Emotional Triggers in Copy: What Words Actually Move Buyers

Most copywriters believe they're in the business of persuasion, but they're actually in the business of recognition—and that distinction changes everything about how you should write.

The assumption that dominates marketing is straightforward: find the right emotional button, press it, and watch conversion rates climb. Fear of missing out. Aspiration. Belonging. The emotional taxonomy is well-mapped by now, almost formulaic. But this framework misses something fundamental. People don't respond to emotions you manufacture for them. They respond to emotions they already feel, when you name them accurately enough that they think you've read their mind.

Consider the difference between "Join thousands of satisfied customers" and "Stop explaining yourself to people who don't get it." Both are trying to trigger belonging. The first assumes the buyer wants to be part of a crowd. The second assumes the buyer is tired of defending their choices to skeptics. One is generic emotional scaffolding. The other is recognition—the buyer sees themselves in the sentence and feels understood. That's where the actual power lives.

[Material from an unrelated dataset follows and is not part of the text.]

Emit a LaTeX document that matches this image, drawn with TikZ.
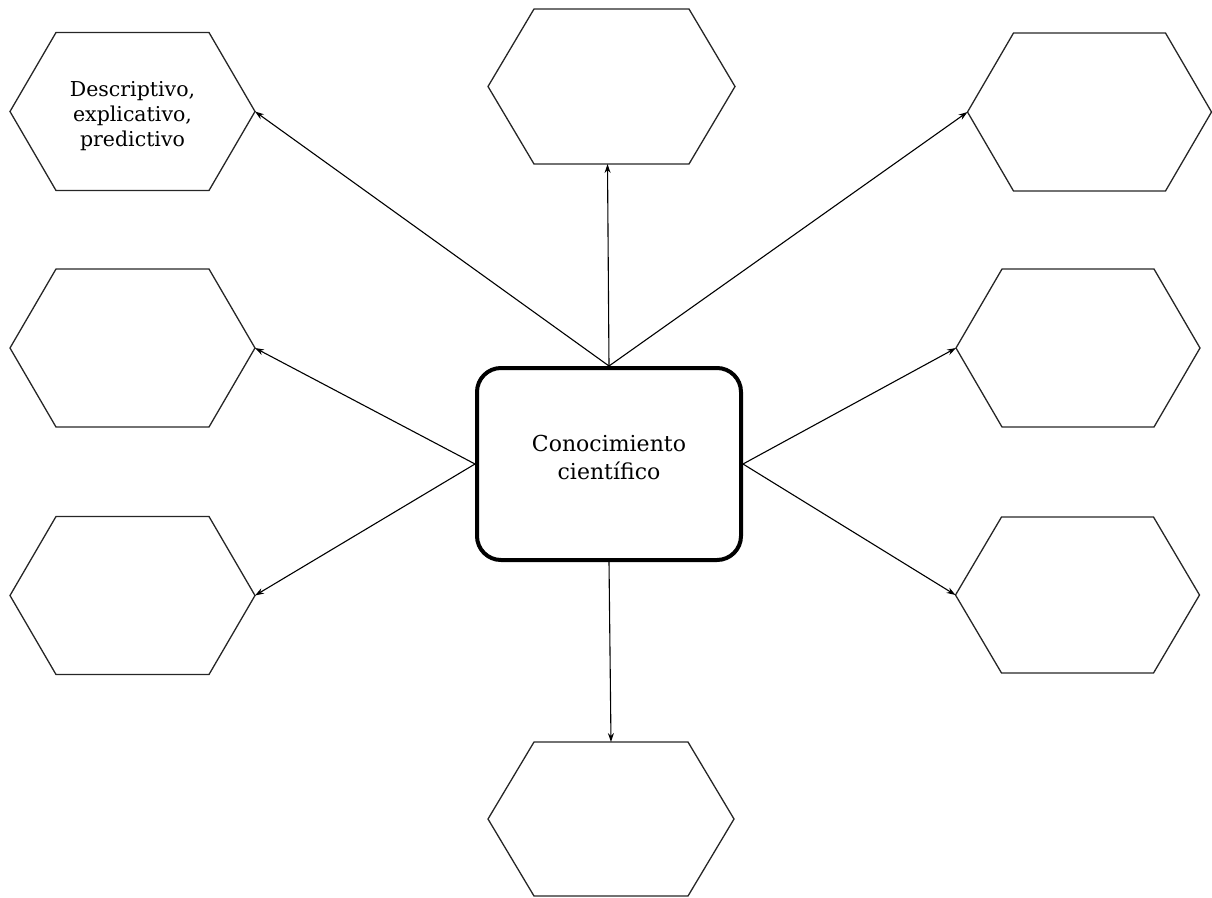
\documentclass[tikz,border=0pt]{standalone}
\usepackage{fontspec}
\setmainfont{DejaVu Serif}
\usetikzlibrary{arrows.meta}
\begin{document}
\begin{tikzpicture}[x=1pt,y=-1pt,
  hexa/.style={inner sep=0pt,outer sep=0pt,minimum width=245pt,minimum height=158pt},
  hextext/.style={align=center,inner sep=0pt,font=\fontsize{20.5}{25}\selectfont},
  link/.style={-{Stealth[length=9pt,width=6pt]},line width=1.1pt},
  hexline/.style={line width=1.3pt,draw=black!85,line join=miter},
  centerbox/.style={draw,line width=4pt,rounded corners=24pt,minimum width=264pt,minimum height=192pt,
    align=center,font=\fontsize{22}{28}\selectfont}]
\useasboundingbox (0,0) rectangle (1212,897);
\node[hexa] (tl) at (132.5,111.5) {};
\node[hexa,minimum width=247pt,minimum height=155pt] (tc) at (611.5,86.5) {};
\node[hexa,minimum width=244pt] (tr) at (1089.5,112) {};
\node[hexa] (ml) at (132.5,348) {};
\node[hexa] (bl) at (132.5,595.5) {};
\node[hexa,minimum width=244pt] (mr) at (1078,348) {};
\node[hexa,minimum width=244pt,minimum height=156pt] (br) at (1077.5,595) {};
\node[hexa,minimum width=246pt,minimum height=154pt] (bc) at (611,819) {};
\foreach \n in {tl,tc,tr,ml,bl,mr,br,bc}
  \draw[hexline] (\n.west) -- ([xshift=46pt]\n.north west) -- ([xshift=-46pt]\n.north east)
    -- (\n.east) -- ([xshift=-46pt]\n.south east) -- ([xshift=46pt]\n.south west) -- cycle;
\node[hextext] (tltext) at ([yshift=-5pt]tl.center) {Descriptivo,\\explicativo,\\predictivo};
\node[centerbox] (c) at (609,464) {Conocimiento\\científico\\[-14pt]\mbox{}};
\draw[link] (c.north) -- (tl.east);
\draw[link] (c.north) -- ([xshift=-4pt]tc.south);
\draw[link] (c.north) -- (tr.west);
\draw[link] (c.west) -- (ml.east);
\draw[link] (c.west) -- (bl.east);
\draw[link] (c.east) -- (mr.west);
\draw[link] (c.east) -- (br.west);
\draw[link] (c.south) -- (bc.north);
\end{tikzpicture}
\end{document}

This is why nostalgia works so effectively in copy, but not in the way most people think. It's not about making people feel old or sentimental in a passive way. It's about naming a specific loss they've experienced but haven't articulated. When a brand references "the days when customer service meant talking to a human," it's not selling you a feeling. It's validating a frustration you've been living with. The nostalgia is just the vehicle. The real trigger is recognition of a problem you thought was uniquely yours.

The same applies to words that signal competence or insider knowledge. "Synergy" and "leverage" fail not because they're overused, but because they're generic enough that they could apply to anyone. But "we don't use vanity metrics" or "we ignore the algorithm" work because they're specific enough to signal that the writer understands a particular buyer's actual frustration. The buyer thinks: This person knows what I'm dealing with. That recognition is the emotional trigger, not the words themselves.

This has a practical implication that most copywriters get wrong. They spend energy trying to find the most emotionally resonant language—the perfect adjective, the most stirring phrase. But the real work is in specificity. The more precisely you describe a real problem or real desire, the more emotional resonance the copy will carry, almost regardless of the language you use. A plainly written sentence that names something true will outperform flowery language that describes something generic.

The buyers who move are the ones who feel seen. Not inspired. Not motivated. Seen. They read something and think, Yes, that's exactly what I've been experiencing. That recognition creates a small moment of relief—the relief of being understood—and that relief is what opens them to action.

This is why copy that works often sounds conversational rather than polished. Conversational language is more likely to be specific. It's harder to be vague when you're writing like you're talking to a real person across a table. You can't hide behind abstraction. You have to name the actual thing.

The trap is believing that emotional triggers are universal. They're not. They're personal. The word that moves one buyer leaves another cold because it doesn't match their specific experience. This is why broad-spectrum emotional copy—the kind designed to work on everyone—rarely works on anyone. It's too diffuse to create recognition.

The copywriters who produce the highest conversion rates aren't the ones with the most sophisticated emotional vocabulary. They're the ones who've done the unglamorous work of understanding what their specific buyers actually think about when they're alone. What frustrates them. What they've stopped expecting. What small thing would make their day easier. Then they write about that thing, plainly and specifically, and let recognition do the work emotion was supposed to do.